(begin)
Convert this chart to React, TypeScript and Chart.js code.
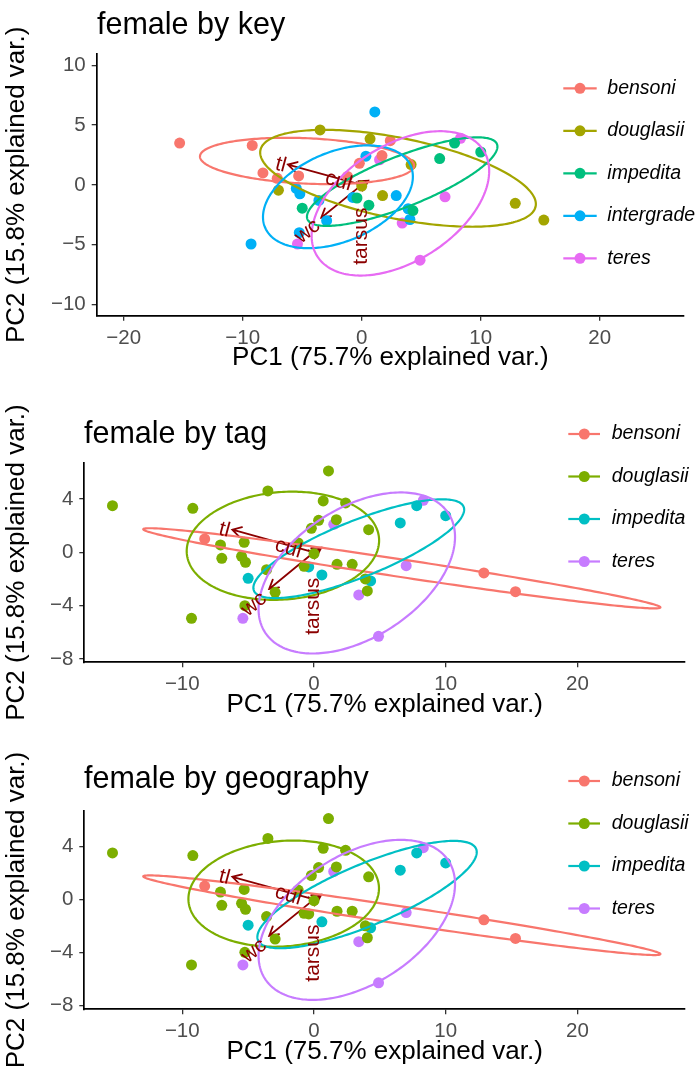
import React, { useEffect, useRef } from "react";
import { Chart, registerables } from "chart.js";

Chart.register(...registerables);
Chart.defaults.font.family = "'Liberation Sans', Arial, Helvetica, sans-serif";

// ---------- data: PCA scores (PC1, PC2) and group memberships ----------
const PC1 = [
  -15.3, -9.2, -9.3, -8.3, -7.1, -7.0, -5.3, -5.5, -5.2, -5.0, -5.25, -5.4, -3.5, -3.6,
  -2.95, 1.1, 0.7, 0.35, -0.2, 1.5, 0.0, -0.75, -0.4, 0.6, 1.75, 2.4, 1.7, 4.15, 2.9,
  3.9, 4.05, 4.3, 3.4, 6.55, 7.8, 8.3, 10.0, 7.0, 12.9, 15.3, 4.9, -1.2,
];
const PC2 = [
  3.5, 3.3, -4.95, 1.0, 0.55, -0.45, 0.75, -0.3, -0.75, -1.95, -4.0, -4.95, 4.6, -1.3,
  -3.0, 6.1, 3.85, 2.4, 1.8, 2.1, -0.1, -1.05, -1.1, -1.7, -0.9, 3.7, 2.45, 1.7, -0.9,
  -2.0, -2.9, -2.15, -3.2, 2.2, 3.5, 3.9, 2.75, -1.0, -1.55, -2.95, -6.3, 0.7,
];
const KEY_GROUP = [
  "bensoni", "bensoni", "intergrade", "bensoni", "bensoni", "douglasii", "bensoni", "intergrade",
  "intergrade", "impedita", "intergrade", "teres", "douglasii", "intergrade", "intergrade",
  "intergrade", "douglasii", "intergrade", "bensoni", "teres", "douglasii", "intergrade",
  "impedita", "impedita", "douglasii", "bensoni", "bensoni", "douglasii", "intergrade",
  "intergrade", "intergrade", "impedita", "teres", "impedita", "impedita", "teres", "impedita",
  "teres", "douglasii", "douglasii", "teres", "bensoni",
];
const TAG_GROUP = [
  "douglasii", "douglasii", "douglasii", "bensoni", "douglasii", "douglasii", "douglasii", "douglasii",
  "douglasii", "impedita", "douglasii", "teres", "douglasii", "douglasii", "douglasii",
  "douglasii", "douglasii", "douglasii", "douglasii", "teres", "douglasii", "douglasii",
  "impedita", "impedita", "douglasii", "douglasii", "douglasii", "douglasii", "douglasii",
  "douglasii", "douglasii", "impedita", "teres", "impedita", "impedita", "teres", "impedita",
  "teres", "bensoni", "bensoni", "teres", "douglasii",
];
const GEO_GROUP = [
  "douglasii", "douglasii", "douglasii", "bensoni", "douglasii", "douglasii", "douglasii", "douglasii",
  "douglasii", "impedita", "douglasii", "teres", "douglasii", "douglasii", "douglasii",
  "douglasii", "douglasii", "douglasii", "douglasii", "teres", "douglasii", "douglasii",
  "douglasii", "impedita", "douglasii", "douglasii", "douglasii", "douglasii", "douglasii",
  "douglasii", "douglasii", "impedita", "teres", "impedita", "impedita", "teres", "impedita",
  "teres", "bensoni", "bensoni", "teres", "douglasii",
];

const KEY_NAMES = ["bensoni", "douglasii", "impedita", "intergrade", "teres"];
const KEY_COLORS = ["#F8766D", "#A3A500", "#00BF7D", "#00B0F6", "#E76BF3"];
const TAG_NAMES = ["bensoni", "douglasii", "impedita", "teres"];
const TAG_COLORS = ["#F8766D", "#7CAE00", "#00BFC4", "#C77CFF"];

// ---------- ellipse parameters (data units): centre, semi-axes, rotation in degrees ----------
const KEY_ELL_CX = [-4.6, 3.05, 3.4, -2.0, 3.25];
const KEY_ELL_CY = [2.0, 0.55, 0.27, -1.0, -1.55];
const KEY_ELL_A = [9.0, 11.8, 8.56, 6.64, 8.27];
const KEY_ELL_B = [1.9, 3.37, 2.12, 3.75, 4.87];
const KEY_ELL_ROT = [-2.5, -11.5, 21.5, 22.6, 32.3];

const TAG_ELL_CX = [6.67, -2.36, 3.4, 3.25];
const TAG_ELL_CY = [-1.2, 0.49, 0.27, -1.55];
const TAG_ELL_A = [19.85, 7.32, 8.56, 8.27];
const TAG_ELL_B = [0.66, 4.03, 2.12, 4.87];
const TAG_ELL_ROT = [-8.5, 4.5, 21.5, 32.3];

const GEO_ELL_CX = [6.67, -2.3, 4.03, 3.25];
const GEO_ELL_CY = [-1.2, 0.43, 0.36, -1.55];
const GEO_ELL_A = [19.85, 7.25, 8.97, 8.27];
const GEO_ELL_B = [0.66, 3.98, 2.31, 4.87];
const GEO_ELL_ROT = [-8.5, 4.5, 22.6, 32.3];

// ---------- variable loadings (arrows) ----------
const VAR_NAMES = ["tl", "cul", "wc", "tarsus"];
const VAR_PC1 = [-6.2, 0.55, -3.4, 0.05];
const VAR_PC2 = [1.7, 0.35, -2.75, -0.45];
const VAR_LABEL_PC1 = [-6.8, -1.95, -4.55, -0.07];
const VAR_LABEL_PC2 = [1.67, 0.3, -3.9, -1.9];
const VAR_LABEL_ANGLE = [15, 17, -39, -90];
const VAR_LABEL_ALIGN = ["center", "center", "center", "right"];

// ---------- axis ticks ----------
const P1_X_TICKS = [-20, -10, 0, 10, 20];
const P1_Y_TICKS = [-10, -5, 0, 5, 10];
const P23_X_TICKS = [-10, 0, 10, 20];
const P23_Y_TICKS = [-8, -4, 0, 4];

const X_TITLE = "PC1 (75.7% explained var.)";
const Y_TITLE = "PC2 (15.8% explained var.)";
const DARK_RED = "#8B0000";
const FONT = "'Liberation Sans', Arial, Helvetica, sans-serif";

type Panel = {
  top: number;
  height: number;
  area: { l: number; t: number; r: number; b: number };
  xMin: number; xMax: number; yMin: number; yMax: number;
  xTicks: number[]; yTicks: number[];
  title: string; titleX: number; titleY: number;
  names: string[]; colors: string[]; groups: string[];
  ecx: number[]; ecy: number[]; ea: number[]; eb: number[]; erot: number[];
  legendY: number[]; legX0: number; legX1: number; legCX: number; legTextX: number;
};

const PANELS: Panel[] = [
  {
    top: 0, height: 390, area: { l: 96.7, t: 54, r: 684, b: 315.7 },
    xMin: -22.27, xMax: 27.08, yMin: -10.95, yMax: 10.95,
    xTicks: P1_X_TICKS, yTicks: P1_Y_TICKS,
    title: "female by key", titleX: 97, titleY: 33.5,
    names: KEY_NAMES, colors: KEY_COLORS, groups: KEY_GROUP,
    ecx: KEY_ELL_CX, ecy: KEY_ELL_CY, ea: KEY_ELL_A, eb: KEY_ELL_B, erot: KEY_ELL_ROT,
    legendY: [88.3, 130.8, 173.3, 215.8, 258.3], legX0: 563.3, legX1: 596.7, legCX: 580, legTextX: 607.3,
  },
  {
    top: 390, height: 345, area: { l: 84.3, t: 72.7, r: 685, b: 272.3 },
    xMin: -17.44, xMax: 28.17, yMin: -8.25, yMax: 6.72,
    xTicks: P23_X_TICKS, yTicks: P23_Y_TICKS,
    title: "female by tag", titleX: 84, titleY: 52.5,
    names: TAG_NAMES, colors: TAG_COLORS, groups: TAG_GROUP,
    ecx: TAG_ELL_CX, ecy: TAG_ELL_CY, ea: TAG_ELL_A, eb: TAG_ELL_B, erot: TAG_ELL_ROT,
    legendY: [44, 86.5, 129, 171.5], legX0: 568.3, legX1: 600, legCX: 584.3, legTextX: 611.7,
  },
  {
    top: 735, height: 342, area: { l: 84.3, t: 75.7, r: 685, b: 274.3 },
    xMin: -17.44, xMax: 28.17, yMin: -8.3, yMax: 6.69,
    xTicks: P23_X_TICKS, yTicks: P23_Y_TICKS,
    title: "female by geography", titleX: 84, titleY: 53,
    names: TAG_NAMES, colors: TAG_COLORS, groups: GEO_GROUP,
    ecx: GEO_ELL_CX, ecy: GEO_ELL_CY, ea: GEO_ELL_A, eb: GEO_ELL_B, erot: GEO_ELL_ROT,
    legendY: [46, 88.5, 131, 173.5], legX0: 568.3, legX1: 600, legCX: 584.3, legTextX: 611.7,
  },
];

const fmt = (v: number) => (v < 0 ? "\u2212" + Math.abs(v) : String(v));
const X_AXIS_H = 64;

function makeOverlay(p: Panel) {
  return {
    id: "overlay",
    beforeDatasetsDraw(chart: any) {
      const { ctx, scales } = chart;
      const xs = scales.x, ys = scales.y;
      const x0 = xs.getPixelForValue(0), y0 = ys.getPixelForValue(0);
      ctx.save();
      ctx.strokeStyle = DARK_RED;
      ctx.lineWidth = 1.8;
      ctx.lineCap = "round";
      for (let i = 0; i < VAR_NAMES.length; i++) {
        const x1 = xs.getPixelForValue(VAR_PC1[i]);
        const y1 = ys.getPixelForValue(VAR_PC2[i]);
        const ang = Math.atan2(y1 - y0, x1 - x0);
        const hl = 10, ha = Math.PI / 6;
        ctx.beginPath();
        ctx.moveTo(x0, y0);
        ctx.lineTo(x1, y1);
        ctx.moveTo(x1 - hl * Math.cos(ang - ha), y1 - hl * Math.sin(ang - ha));
        ctx.lineTo(x1, y1);
        ctx.lineTo(x1 - hl * Math.cos(ang + ha), y1 - hl * Math.sin(ang + ha));
        ctx.stroke();
      }
      ctx.restore();
    },
    afterDatasetsDraw(chart: any) {
      const { ctx, scales, chartArea } = chart;
      const xs = scales.x, ys = scales.y;
      ctx.save();
      ctx.beginPath();
      ctx.rect(chartArea.left, chartArea.top, chartArea.right - chartArea.left, chartArea.bottom - chartArea.top);
      ctx.clip();
      ctx.lineWidth = 2.2;
      for (let g = 0; g < p.names.length; g++) {
        const th = (p.erot[g] * Math.PI) / 180;
        const c = Math.cos(th), s = Math.sin(th);
        ctx.strokeStyle = p.colors[g];
        ctx.beginPath();
        const N = 240;
        for (let k = 0; k <= N; k++) {
          const t = (2 * Math.PI * k) / N;
          const u = p.ea[g] * Math.cos(t), v = p.eb[g] * Math.sin(t);
          const px = xs.getPixelForValue(p.ecx[g] + u * c - v * s);
          const py = ys.getPixelForValue(p.ecy[g] + u * s + v * c);
          if (k === 0) ctx.moveTo(px, py);
          else ctx.lineTo(px, py);
        }
        ctx.closePath();
        ctx.stroke();
      }
      ctx.restore();
      // variable labels
      ctx.save();
      ctx.fillStyle = DARK_RED;
      ctx.font = `21px ${FONT}`;
      ctx.textBaseline = "middle";
      for (let i = 0; i < VAR_NAMES.length; i++) {
        const lx = xs.getPixelForValue(VAR_LABEL_PC1[i]);
        const ly = ys.getPixelForValue(VAR_LABEL_PC2[i]);
        ctx.save();
        ctx.translate(lx, ly);
        ctx.rotate((VAR_LABEL_ANGLE[i] * Math.PI) / 180);
        ctx.textAlign = VAR_LABEL_ALIGN[i];
        ctx.fillText(VAR_NAMES[i], 0, 0);
        ctx.restore();
      }
      ctx.restore();
    },
    afterDraw(chart: any) {
      const { ctx } = chart;
      ctx.save();
      ctx.fillStyle = "#000";
      ctx.font = `30.5px ${FONT}`;
      ctx.textAlign = "left";
      ctx.textBaseline = "alphabetic";
      ctx.fillText(p.title, p.titleX, p.titleY);
      // legend
      for (let g = 0; g < p.names.length; g++) {
        const yy = p.legendY[g];
        ctx.strokeStyle = p.colors[g];
        ctx.lineWidth = 2.2;
        ctx.beginPath();
        ctx.moveTo(p.legX0, yy);
        ctx.lineTo(p.legX1, yy);
        ctx.stroke();
        ctx.fillStyle = p.colors[g];
        ctx.beginPath();
        ctx.arc(p.legCX, yy, 5.5, 0, Math.PI * 2);
        ctx.fill();
        ctx.fillStyle = "#000";
        ctx.font = `italic 19.5px ${FONT}`;
        ctx.textBaseline = "middle";
        ctx.fillText(p.names[g], p.legTextX, yy);
      }
      ctx.restore();
    },
  };
}

function PanelChart({ p }: { p: Panel }) {
  const ref = useRef<HTMLCanvasElement | null>(null);
  useEffect(() => {
    if (!ref.current) return;
    const datasets = p.names.map((name, g) => ({
      label: name,
      data: PC1.map((x, i) => ({ x, y: PC2[i], grp: p.groups[i] }))
        .filter((d) => d.grp === name)
        .map((d) => ({ x: d.x, y: d.y })),
      backgroundColor: p.colors[g],
      borderColor: p.colors[g],
      borderWidth: 0,
      pointRadius: 5.5,
      pointHoverRadius: 5.5,
      showLine: false,
    }));
    const tickFont = { size: 20.5 };
    const chart = new Chart(ref.current, {
      type: "scatter",
      data: { datasets },
      options: {
        animation: false,
        responsive: false,
        events: [],
        layout: {
          padding: {
            left: 0,
            top: p.area.t,
            right: 697 - p.area.r,
            bottom: p.height - p.area.b - X_AXIS_H,
          },
        },
        plugins: { legend: { display: false }, tooltip: { enabled: false }, title: { display: false } },
        scales: {
          x: {
            type: "linear",
            min: p.xMin,
            max: p.xMax,
            afterBuildTicks: (s: any) => {
              s.ticks = p.xTicks.map((v) => ({ value: v }));
            },
            afterFit: (s: any) => {
              s.height = X_AXIS_H;
            },
            ticks: {
              callback: (v: any) => fmt(Number(v)),
              font: tickFont,
              color: "#4D4D4D",
              padding: 5,
              maxRotation: 0,
              minRotation: 0,
              autoSkip: false,
            },
            grid: { display: true, drawOnChartArea: false, drawTicks: true, tickLength: 5, color: "#333333", lineWidth: 1.3 },
            border: { display: true, color: "#000000", width: 1.7 },
            title: { display: true, text: X_TITLE, font: { size: 26 }, color: "#000", padding: { top: 0, bottom: 6 } },
          },
          y: {
            type: "linear",
            min: p.yMin,
            max: p.yMax,
            afterBuildTicks: (s: any) => {
              s.ticks = p.yTicks.map((v) => ({ value: v }));
            },
            afterFit: (s: any) => {
              s.width = p.area.l;
            },
            ticks: {
              callback: (v: any) => fmt(Number(v)),
              font: tickFont,
              color: "#4D4D4D",
              padding: 6,
              autoSkip: false,
            },
            grid: { display: true, drawOnChartArea: false, drawTicks: true, tickLength: 5, color: "#333333", lineWidth: 1.3 },
            border: { display: true, color: "#000000", width: 1.7 },
            title: { display: true, text: Y_TITLE, font: { size: 26 }, color: "#000", padding: { top: 1.5, bottom: 0 } },
          },
        },
      },
      plugins: [makeOverlay(p)],
    } as any);
    return () => chart.destroy();
  }, [p]);
  return (
    <canvas
      ref={ref}
      width={697}
      height={p.height}
      style={{ position: "absolute", left: 0, top: p.top, width: 697, height: p.height }}
    />
  );
}

export default function App() {
  return (
    <div style={{ position: "absolute", left: 0, top: 0, width: 697, height: 1077, background: "#fff" }}>
      {PANELS.map((p, i) => (
        <PanelChart key={i} p={p} />
      ))}
    </div>
  );
}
(end)
→ **STATED TASK**
Looking at the material above, count the lines that hold "React" and give the total alone.

→ **EXERCISE ANSWER**
2